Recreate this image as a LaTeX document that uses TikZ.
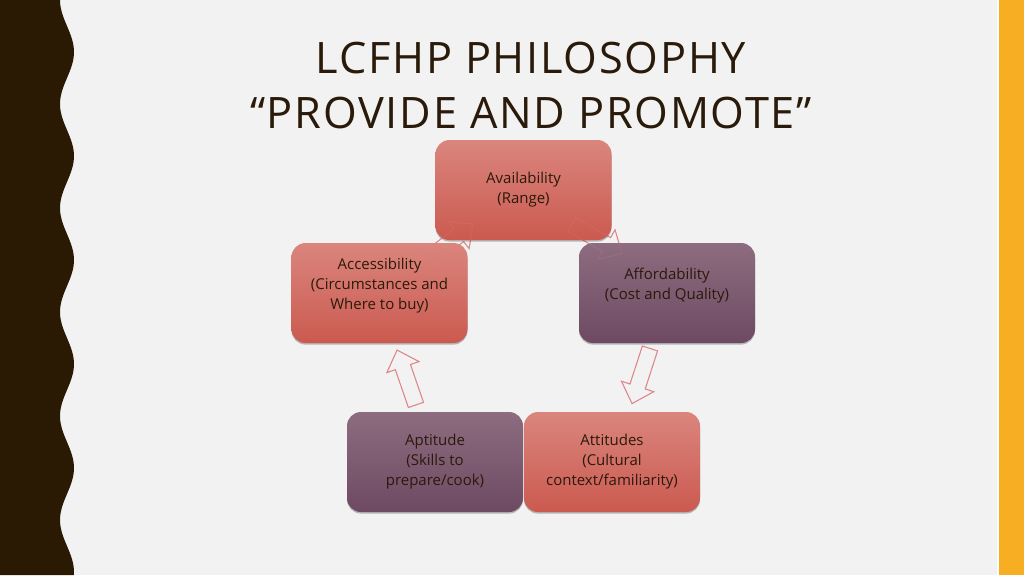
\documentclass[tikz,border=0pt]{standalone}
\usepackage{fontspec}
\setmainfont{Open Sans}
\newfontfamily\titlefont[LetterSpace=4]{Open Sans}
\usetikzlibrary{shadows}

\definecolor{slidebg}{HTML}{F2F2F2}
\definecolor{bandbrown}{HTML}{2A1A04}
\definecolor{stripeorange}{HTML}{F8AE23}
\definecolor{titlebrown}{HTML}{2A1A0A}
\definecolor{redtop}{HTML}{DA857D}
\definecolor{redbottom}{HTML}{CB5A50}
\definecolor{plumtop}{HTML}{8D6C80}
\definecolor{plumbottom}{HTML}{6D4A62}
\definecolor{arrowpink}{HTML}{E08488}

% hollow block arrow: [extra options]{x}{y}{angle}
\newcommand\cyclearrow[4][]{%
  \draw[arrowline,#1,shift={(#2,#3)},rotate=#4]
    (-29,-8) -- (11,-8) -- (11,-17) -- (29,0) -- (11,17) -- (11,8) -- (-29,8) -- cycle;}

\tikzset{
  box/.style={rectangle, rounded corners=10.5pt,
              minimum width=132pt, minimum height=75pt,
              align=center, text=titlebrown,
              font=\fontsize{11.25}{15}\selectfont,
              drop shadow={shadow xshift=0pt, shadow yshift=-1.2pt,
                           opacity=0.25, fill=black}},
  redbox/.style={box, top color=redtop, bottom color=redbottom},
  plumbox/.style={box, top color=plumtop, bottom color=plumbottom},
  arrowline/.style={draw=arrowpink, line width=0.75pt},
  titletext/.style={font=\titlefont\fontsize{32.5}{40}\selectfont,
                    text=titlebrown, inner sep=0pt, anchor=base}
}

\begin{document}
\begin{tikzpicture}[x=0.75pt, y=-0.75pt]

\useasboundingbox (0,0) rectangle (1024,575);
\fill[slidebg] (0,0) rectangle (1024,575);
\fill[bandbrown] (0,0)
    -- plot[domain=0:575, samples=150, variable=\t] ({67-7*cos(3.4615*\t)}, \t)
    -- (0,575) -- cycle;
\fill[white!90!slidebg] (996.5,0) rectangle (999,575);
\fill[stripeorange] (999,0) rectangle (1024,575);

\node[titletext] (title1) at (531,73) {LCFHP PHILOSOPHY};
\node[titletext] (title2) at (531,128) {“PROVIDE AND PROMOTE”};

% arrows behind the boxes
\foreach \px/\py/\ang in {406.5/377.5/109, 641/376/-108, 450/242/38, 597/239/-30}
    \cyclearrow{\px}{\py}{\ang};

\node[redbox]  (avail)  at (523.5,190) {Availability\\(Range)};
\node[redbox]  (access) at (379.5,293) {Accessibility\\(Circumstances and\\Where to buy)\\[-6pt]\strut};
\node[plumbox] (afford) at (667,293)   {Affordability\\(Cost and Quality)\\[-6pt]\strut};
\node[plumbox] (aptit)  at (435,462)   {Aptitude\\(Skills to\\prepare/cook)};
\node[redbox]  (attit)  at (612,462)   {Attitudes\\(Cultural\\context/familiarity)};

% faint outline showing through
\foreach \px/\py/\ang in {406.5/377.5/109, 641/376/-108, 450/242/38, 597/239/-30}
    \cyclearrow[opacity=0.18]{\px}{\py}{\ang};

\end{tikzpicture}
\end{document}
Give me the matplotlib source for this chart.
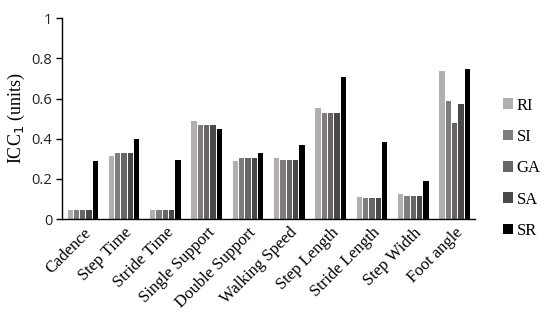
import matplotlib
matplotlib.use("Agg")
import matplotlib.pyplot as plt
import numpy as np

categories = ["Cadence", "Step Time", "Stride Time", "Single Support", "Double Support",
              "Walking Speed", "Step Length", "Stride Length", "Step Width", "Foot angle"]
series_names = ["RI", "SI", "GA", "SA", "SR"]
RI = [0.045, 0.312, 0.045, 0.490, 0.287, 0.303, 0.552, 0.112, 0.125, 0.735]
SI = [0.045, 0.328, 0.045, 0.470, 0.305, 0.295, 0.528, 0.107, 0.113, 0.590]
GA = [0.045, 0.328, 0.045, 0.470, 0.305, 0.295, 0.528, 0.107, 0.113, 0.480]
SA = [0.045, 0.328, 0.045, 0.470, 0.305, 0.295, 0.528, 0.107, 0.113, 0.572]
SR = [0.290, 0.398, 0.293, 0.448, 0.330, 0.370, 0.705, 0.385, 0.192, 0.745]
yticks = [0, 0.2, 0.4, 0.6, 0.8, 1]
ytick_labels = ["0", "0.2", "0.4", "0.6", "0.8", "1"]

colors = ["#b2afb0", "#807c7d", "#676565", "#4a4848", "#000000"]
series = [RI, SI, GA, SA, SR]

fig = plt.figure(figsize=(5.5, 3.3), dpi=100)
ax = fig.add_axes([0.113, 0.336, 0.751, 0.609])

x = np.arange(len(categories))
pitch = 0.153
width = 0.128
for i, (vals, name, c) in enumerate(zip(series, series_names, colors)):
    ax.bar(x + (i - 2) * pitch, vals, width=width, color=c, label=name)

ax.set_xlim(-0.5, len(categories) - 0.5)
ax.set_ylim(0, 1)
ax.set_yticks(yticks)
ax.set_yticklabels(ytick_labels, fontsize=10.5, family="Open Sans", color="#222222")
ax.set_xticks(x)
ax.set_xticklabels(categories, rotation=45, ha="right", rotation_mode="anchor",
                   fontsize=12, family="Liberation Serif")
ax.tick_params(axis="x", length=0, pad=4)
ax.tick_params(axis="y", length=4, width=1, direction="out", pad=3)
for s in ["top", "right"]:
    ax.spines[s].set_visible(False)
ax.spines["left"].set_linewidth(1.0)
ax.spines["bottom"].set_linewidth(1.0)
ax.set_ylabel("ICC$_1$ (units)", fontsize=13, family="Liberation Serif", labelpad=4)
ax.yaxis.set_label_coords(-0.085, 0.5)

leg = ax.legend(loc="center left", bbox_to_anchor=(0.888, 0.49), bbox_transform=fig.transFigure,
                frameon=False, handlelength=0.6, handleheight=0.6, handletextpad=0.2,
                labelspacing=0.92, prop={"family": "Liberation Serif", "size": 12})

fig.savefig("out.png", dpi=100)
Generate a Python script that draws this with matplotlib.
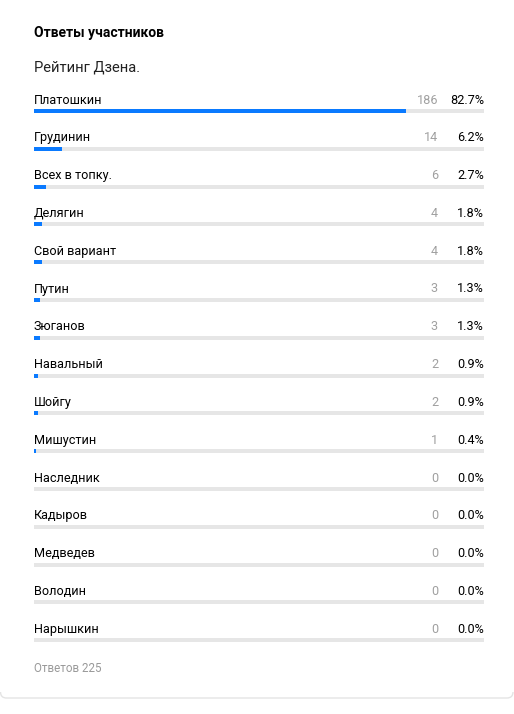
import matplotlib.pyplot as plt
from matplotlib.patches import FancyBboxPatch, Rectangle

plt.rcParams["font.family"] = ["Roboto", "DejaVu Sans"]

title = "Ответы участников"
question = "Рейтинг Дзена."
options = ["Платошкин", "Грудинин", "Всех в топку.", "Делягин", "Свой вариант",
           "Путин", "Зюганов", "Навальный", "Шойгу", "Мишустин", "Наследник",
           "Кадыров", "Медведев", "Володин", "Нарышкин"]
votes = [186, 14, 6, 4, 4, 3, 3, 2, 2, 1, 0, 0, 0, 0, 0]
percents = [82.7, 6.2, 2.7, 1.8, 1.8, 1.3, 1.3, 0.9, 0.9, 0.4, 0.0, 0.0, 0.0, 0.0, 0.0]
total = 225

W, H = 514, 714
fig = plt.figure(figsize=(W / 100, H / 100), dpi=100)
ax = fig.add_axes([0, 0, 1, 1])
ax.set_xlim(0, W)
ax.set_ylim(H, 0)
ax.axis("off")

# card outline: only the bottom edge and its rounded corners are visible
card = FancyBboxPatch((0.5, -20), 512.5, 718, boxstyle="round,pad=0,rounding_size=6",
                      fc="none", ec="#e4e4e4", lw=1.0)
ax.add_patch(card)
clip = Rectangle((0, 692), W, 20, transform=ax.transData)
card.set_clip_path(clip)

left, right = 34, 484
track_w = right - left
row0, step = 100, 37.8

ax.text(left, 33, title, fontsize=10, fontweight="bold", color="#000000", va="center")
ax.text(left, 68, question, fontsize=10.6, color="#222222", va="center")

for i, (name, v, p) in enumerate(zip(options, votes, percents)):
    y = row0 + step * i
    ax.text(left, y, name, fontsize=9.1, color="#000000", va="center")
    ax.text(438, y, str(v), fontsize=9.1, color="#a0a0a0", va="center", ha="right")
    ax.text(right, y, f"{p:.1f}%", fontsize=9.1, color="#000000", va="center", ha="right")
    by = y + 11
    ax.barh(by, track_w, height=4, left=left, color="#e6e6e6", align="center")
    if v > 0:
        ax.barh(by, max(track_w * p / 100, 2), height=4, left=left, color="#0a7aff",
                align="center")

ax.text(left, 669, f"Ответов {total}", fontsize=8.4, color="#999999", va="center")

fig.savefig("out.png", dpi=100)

*Task:* Only the lines from the start of the records through the line containing "(-29,-8) -- (11,-8)" should be repeated, word for word, with the pictures left out.

*Result of this task:*
Recreate this image as a LaTeX document that uses TikZ.
\documentclass[tikz,border=0pt]{standalone}
\usepackage{fontspec}
\setmainfont{Open Sans}
\newfontfamily\titlefont[LetterSpace=4]{Open Sans}
\usetikzlibrary{shadows}

\definecolor{slidebg}{HTML}{F2F2F2}
\definecolor{bandbrown}{HTML}{2A1A04}
\definecolor{stripeorange}{HTML}{F8AE23}
\definecolor{titlebrown}{HTML}{2A1A0A}
\definecolor{redtop}{HTML}{DA857D}
\definecolor{redbottom}{HTML}{CB5A50}
\definecolor{plumtop}{HTML}{8D6C80}
\definecolor{plumbottom}{HTML}{6D4A62}
\definecolor{arrowpink}{HTML}{E08488}

% hollow block arrow: [extra options]{x}{y}{angle}
\newcommand\cyclearrow[4][]{%
  \draw[arrowline,#1,shift={(#2,#3)},rotate=#4]
    (-29,-8) -- (11,-8) -- (11,-17) -- (29,0) -- (11,17) -- (11,8) -- (-29,8) -- cycle;}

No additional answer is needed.